The Three “U”’s: Under-Staffed, Under-Funded and Under-Publicized
When the AAC conducted its first survey of passive adoption registries in 1993, only one state reported both adequate funding and staffing for its MCVR. Five years later, registries in ten states continue to be plagued by under-funding and/or under-staffing. A handful of states are still shuffling 5 x 8” index cards to figure out if they have a match, and have yet to computerize their registries. Others complain that archaic database programs, which can only be run on pre-Microsoft computers, make their job unnecessarily tedious. South Dakota and South Carolina both claimed that staffing and funding for their registry were “adequate,” but South Dakota still has no official--or unofficial--count on the number of registrations or matches realized since their registry opened its doors in 1984, and South Carolina wrote that 30 days was “not enough time” to gather the information requested.

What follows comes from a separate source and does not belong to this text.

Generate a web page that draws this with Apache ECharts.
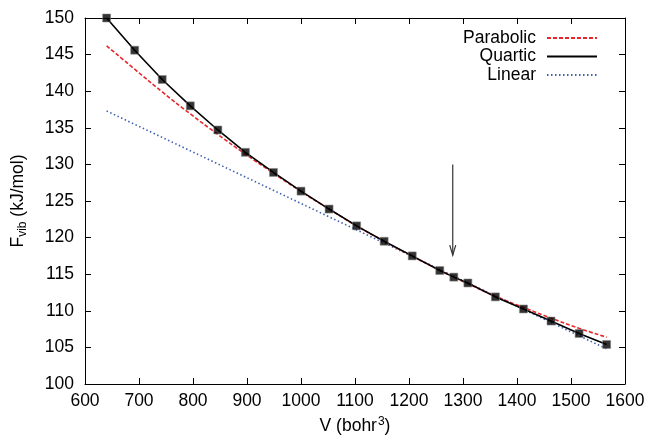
<!DOCTYPE html>
<html>
<head>
<meta charset="utf-8">
<script src="https://cdn.jsdelivr.net/npm/echarts@6/dist/echarts.min.js"></script>
<style>html,body{margin:0;padding:0;background:#fff}#c{width:650px;height:443px}</style>
</head>
<body>
<div id="c"></div>
<script>
// Data
const volumes = [640, 692, 743, 795, 846, 897, 949, 1000, 1052, 1103, 1154, 1206, 1257, 1283, 1309, 1360, 1412, 1463, 1515, 1566];
const quartic = [150.0, 145.6, 141.6, 138.0, 134.7, 131.65, 128.9, 126.35, 123.9, 121.6, 119.5, 117.5, 115.5, 114.6, 113.8, 111.9, 110.25, 108.6, 106.9, 105.4];
const parabolic = [146.2, 143.0, 139.9, 136.9, 134.1, 131.4, 128.8, 126.3, 123.9, 121.6, 119.5, 117.45, 115.55, 114.6, 113.7, 112.0, 110.45, 109.0, 107.6, 106.4];
const linearV = [640, 1566];
const linearF = [137.3, 104.8];
const arrowV = 1281;
const arrowTop = 130.0;
const arrowTip = 117.6;
const xTicks = [600, 1600, 100];
const yTicks = [100, 150, 5];

const FONT = "'Liberation Sans', Arial, Helvetica, sans-serif";
const zip = (a, b) => a.map((v, i) => [v, b[i]]);

const chart = echarts.init(document.getElementById('c'), null, {renderer: 'canvas'});
const axisCommon = {
  axisLine: {show: true, lineStyle: {color: '#000', width: 1}},
  axisTick: {show: true, inside: true, length: 6, lineStyle: {color: '#000', width: 1}},
  splitLine: {show: false}
};
function legendFor(name, top) {
  return {
    data: [name], right: 47, top: top, orient: 'horizontal', align: 'right',
    itemWidth: 50, itemHeight: 14, itemGap: 0, selectedMode: false,
    itemStyle: {opacity: 0},
    textStyle: {fontFamily: FONT, fontSize: 17.5, color: '#000', padding: [0, 6, 0, 0]}
  };
}
chart.setOption({
  animation: false,
  backgroundColor: '#fff',
  grid: {left: 85, right: 25, top: 18, bottom: 59, containLabel: false},
  legend: [legendFor('Parabolic', 24), legendFor('Quartic', 42.5), legendFor('Linear', 61)],
  xAxis: [
    Object.assign({
      type: 'value', min: xTicks[0], max: xTicks[1], interval: xTicks[2], position: 'bottom',
      name: '{n|V (bohr}{s|3}{n|)}', nameLocation: 'middle', nameGap: 32,
      nameTextStyle: {rich: {n: {fontFamily: FONT, fontSize: 17.5, color: '#000'}, s: {fontFamily: FONT, fontSize: 12, color: '#000', verticalAlign: 'top', padding: [0, 0, 8, 1]}}},
      axisLabel: {fontFamily: FONT, fontSize: 17.5, color: '#000', margin: 8, formatter: v => String(v)}
    }, axisCommon),
    Object.assign({
      type: 'value', min: xTicks[0], max: xTicks[1], interval: xTicks[2], position: 'top',
      axisLabel: {show: false}
    }, axisCommon)
  ],
  yAxis: [
    Object.assign({
      type: 'value', min: yTicks[0], max: yTicks[1], interval: yTicks[2], position: 'left',
      name: '{n|F}{s|vib}{n| (kJ/mol)}', nameLocation: 'middle', nameGap: 56, nameRotate: 90,
      nameTextStyle: {rich: {n: {fontFamily: FONT, fontSize: 17.5, color: '#000'}, s: {fontFamily: FONT, fontSize: 12, color: '#000', padding: [10, 0, 0, 0]}}},
      axisLabel: {fontFamily: FONT, fontSize: 17.5, color: '#000', margin: 11, formatter: v => String(v)}
    }, axisCommon),
    Object.assign({
      type: 'value', min: yTicks[0], max: yTicks[1], interval: yTicks[2], position: 'right',
      axisLabel: {show: false}
    }, axisCommon)
  ],
  series: [
    {
      name: 'Linear', type: 'line', data: zip(linearV, linearF), symbol: 'none',
      lineStyle: {color: '#3f5fb0', width: 1.6, type: [1.5, 2.5]}, itemStyle: {color: '#3f5fb0'}, z: 2
    },
    {
      name: 'Parabolic', type: 'line', data: zip(volumes, parabolic), symbol: 'none', smooth: true,
      lineStyle: {color: '#e8262b', width: 1.6, type: [4, 2]}, itemStyle: {color: '#e8262b'}, z: 3
    },
    {
      name: 'Quartic', type: 'line', data: zip(volumes, quartic), symbol: 'none',
      lineStyle: {color: '#000', width: 1.6}, itemStyle: {color: '#000'}, z: 4
    },
    {
      name: 'points', type: 'scatter', data: zip(volumes, quartic), symbol: 'rect', symbolSize: 8,
      itemStyle: {color: '#000', borderColor: '#888', borderWidth: 0.7}, z: 5
    },
    {
      name: 'arrow', type: 'custom', data: [[arrowV, arrowTop, arrowTip]], z: 6,
      encode: {x: 0, y: [1, 2]},
      renderItem: function (params, api) {
        const p1 = api.coord([api.value(0), api.value(1)]);
        const p2 = api.coord([api.value(0), api.value(2)]);
        const st = {stroke: '#333', lineWidth: 1.2, fill: null};
        return {
          type: 'group',
          children: [
            {type: 'line', shape: {x1: p1[0], y1: p1[1], x2: p2[0], y2: p2[1]}, style: st},
            {type: 'polyline', shape: {points: [[p2[0] - 3, p2[1] - 10], [p2[0], p2[1]], [p2[0] + 3, p2[1] - 10]]}, style: st}
          ]
        };
      }
    }
  ]
});
</script>
</body>
</html>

When staffing and funding are BOTH insufficient, actually locating a phone number where interested parties may obtain further information about a given registry can be a grueling test in perseverance. Locating a staff member knowledgeable about registry operations in at least half of the 21 states surveyed required between eight and ten phone calls. In registry offices across the country, automated voice mail systems, often used to counterbalance staffing inadequacies, also act as a barrier for those seeking to inquire anonymously about registry requirements. Oklahoma, overwhelmed by unexpected interest in their new registry-cum-confidential-intermediary-program (registrant may initiate a $400 search after a six-month stint on the registry), claimed that it would take “at least another year” for them to process the estimated 6,000 applications which have poured in since the new OK law was enacted in November of 1997.

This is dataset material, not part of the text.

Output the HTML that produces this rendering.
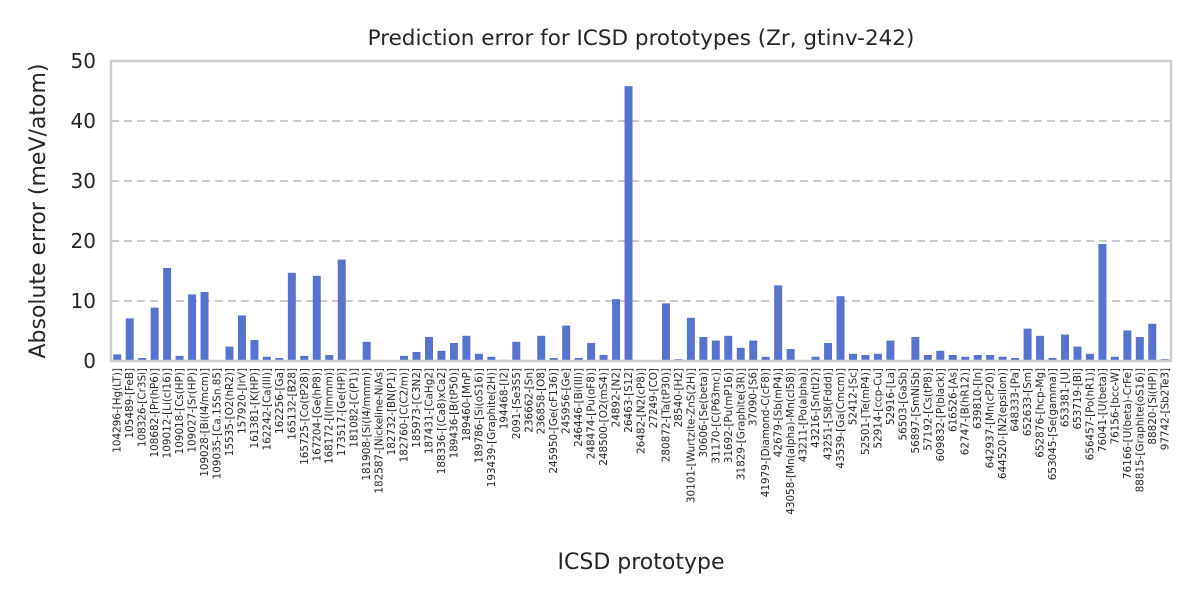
<!DOCTYPE html>
<html><head><meta charset="utf-8"><style>
html,body{margin:0;padding:0;background:#fff;}
svg{display:block;font-family:"DejaVu Sans","Liberation Sans",sans-serif;}
</style></head><body>
<svg id="chart" width="1200" height="600" viewBox="0 0 1200 600" xmlns="http://www.w3.org/2000/svg">
<text x="641" y="45" text-anchor="middle" font-size="21.5" fill="#262626">Prediction error for ICSD prototypes (Zr, gtinv-242)</text>
<text transform="translate(45,211) rotate(-90)" text-anchor="middle" font-size="22" fill="#262626">Absolute error (meV/atom)</text>
<text x="641" y="569" text-anchor="middle" font-size="22" fill="#262626">ICSD prototype</text>
<g id="grid"></g><g id="bars"></g><g id="yticks"></g><g id="xticks"></g>
<rect x="111" y="61" width="1060" height="300" fill="none" stroke="#cccccc" stroke-width="2.5"/>
</svg>
<script>
const categories = ["104296-[Hg(LT)]","105489-[FeB]","108326-[Cr3Si]","108682-[Pr(hP6)]","109012-[Li(cI16)]","109018-[Cs(HP)]","109027-[Sr(HP)]","109028-[Bi(I4/mcm)]","109035-[Ca.15Sn.85]","15535-[O2(hR2)]","157920-[IrV]","161381-[K(HP)]","162242-[Ca(III)]","162256-[Ga]","165132-[B28]","165725-[Co(tP28)]","167204-[Ge(hP8)]","168172-[I(Immm)]","173517-[Ge(HP)]","181082-[C(P1)]","181908-[Si(I4/mmm)]","182587-[Nickeline-NiAs]","182732-[BN(P1)]","182760-[C(C2/m)]","185973-[C3N2]","187431-[CaHg2]","188336-[(Ca8)xCa2]","189436-[B(tP50)]","189460-[MnP]","189786-[Si(oS16)]","193439-[Graphite(2H)]","194468-[I2]","2091-[Se3S5]","236662-[Sn]","236858-[O8]","245950-[Ge(cF136)]","245956-[Ge]","246446-[Bi(III)]","248474-[Pu(oF8)]","248500-[O2(mS4)]","24892-[N2]","26463-[S12]","26482-[N2(cP8)]","27249-[CO]","280872-[Ta(tP30)]","28540-[H2]","30101-[Wurtzite-ZnS(2H)]","30606-[Se(beta)]","31170-[C(P63mc)]","31692-[Pu(mP16)]","31829-[Graphite(3R)]","37090-[S6]","41979-[Diamond-C(cF8)]","42679-[Sb(mP4)]","43058-[Mn(alpha)-Mn(cI58)]","43211-[Po(alpha)]","43216-[Sn(tI2)]","43251-[S8(Fddd)]","43539-[Ga(Cmcm)]","52412-[Sc]","52501-[Te(mP4)]","52914-[ccp-Cu]","52916-[La]","56503-[GaSb]","56897-[SmNiSb]","57192-[Cs(tP8)]","609832-[P(black)]","616526-[As]","62747-[B(hR12)]","639810-[In]","642937-[Mn(cP20)]","644520-[N2(epsilon)]","648333-[Pa]","652633-[Sm]","652876-[hcp-Mg]","653045-[Se(gamma)]","653381-[U]","653719-[Bi]","656457-[Po(hR1)]","76041-[U(beta)]","76156-[bcc-W]","76166-[U(beta)-CrFe]","88815-[Graphite(oS16)]","88820-[Si(HP)]","97742-[Sb2Te3]"];
const errors = [1.1,7.1,0.5,8.9,15.5,0.85,11.1,11.5,0,2.4,7.6,3.5,0.7,0.5,14.7,0.85,14.2,1.0,16.9,0,3.2,0,0,0.85,1.5,4.0,1.7,3.0,4.2,1.2,0.7,0.2,3.2,0,4.2,0.5,5.9,0.5,3.0,1.0,10.3,45.8,0,0,9.6,0.3,7.2,4.0,3.4,4.2,2.2,3.4,0.7,12.6,2.0,0,0.7,3.0,10.8,1.2,1.0,1.2,3.4,0.15,4.0,1.0,1.7,1.0,0.7,1.0,1.0,0.7,0.5,5.4,4.2,0.5,4.4,2.4,1.2,19.5,0.7,5.1,4.0,6.2,0.3];
const yTicks = [0,10,20,30,40,50];
const NS="http://www.w3.org/2000/svg";
const X0=111,X1=1171,Y0=361,Y1=61,YMAX=50;
const band=(X1-X0)/categories.length;
function xScale(i){return X0+band*(i+0.5);}
function yScale(v){return Y0-(v/YMAX)*(Y0-Y1);}
function mk(tag,attrs,parent){const e=document.createElementNS(NS,tag);for(const k in attrs)e.setAttribute(k,attrs[k]);parent.appendChild(e);return e;}
const grid=document.getElementById('grid'),bars=document.getElementById('bars'),yt=document.getElementById('yticks'),xt=document.getElementById('xticks');
yTicks.forEach(t=>{
  const y=yScale(t);
  if(t>0&&t<YMAX){const l=mk('line',{x1:X0,x2:X1,y1:y,y2:y,stroke:'#cccccc','stroke-width':2,'stroke-dasharray':'8,5'},grid);
  
  }
  const tx=mk('text',{x:X0-15,y:y+7,'text-anchor':'end','font-size':20,fill:'#262626'},yt);
  tx.textContent=t;
  
  
});
const bw=band*0.64;
errors.forEach((v,i)=>{
  const y=yScale(v);
  const r=mk('rect',{x:xScale(i)-bw/2,y:y,width:bw,height:Math.max(0,Y0-y),fill:'#5673d0'},bars);
  
  
});
categories.forEach((c,i)=>{
  const x=xScale(i)+3.5;
  const t=mk('text',{transform:'translate('+x+',368) rotate(-90)','text-anchor':'end','font-size':10.4,fill:'#262626'},xt);
  t.textContent=c;
  
  
});
</script>
</body></html>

Budget restrictions are also responsible for the “lack of adequate publicity” which was cited by at least half of the registry coordinators we spoke with. To the question, “How does your office publicize the existence of your registry?” most respondents answered “brochures” or “newspaper article.” One state indicated they were “listed in the Yellow Pages.” Only three states had made any noticeable effort to actively promote their registries and had some vague semblance of a media plan. And, although six of the 21 states (Maryland, Rhode Island, Texas, Indiana, Ohio, and Illinois) purported to be “on the internet,” none of the top four internet search engines was able to locate more than three of these mutual consent state registries (but each web search netted hundreds of private internet registry sites!) Once located, four of these six web sites provided little more than sketchy information on their registry’s operation, and only three had thought to include downloadable application forms on their cookie-cutter home pages.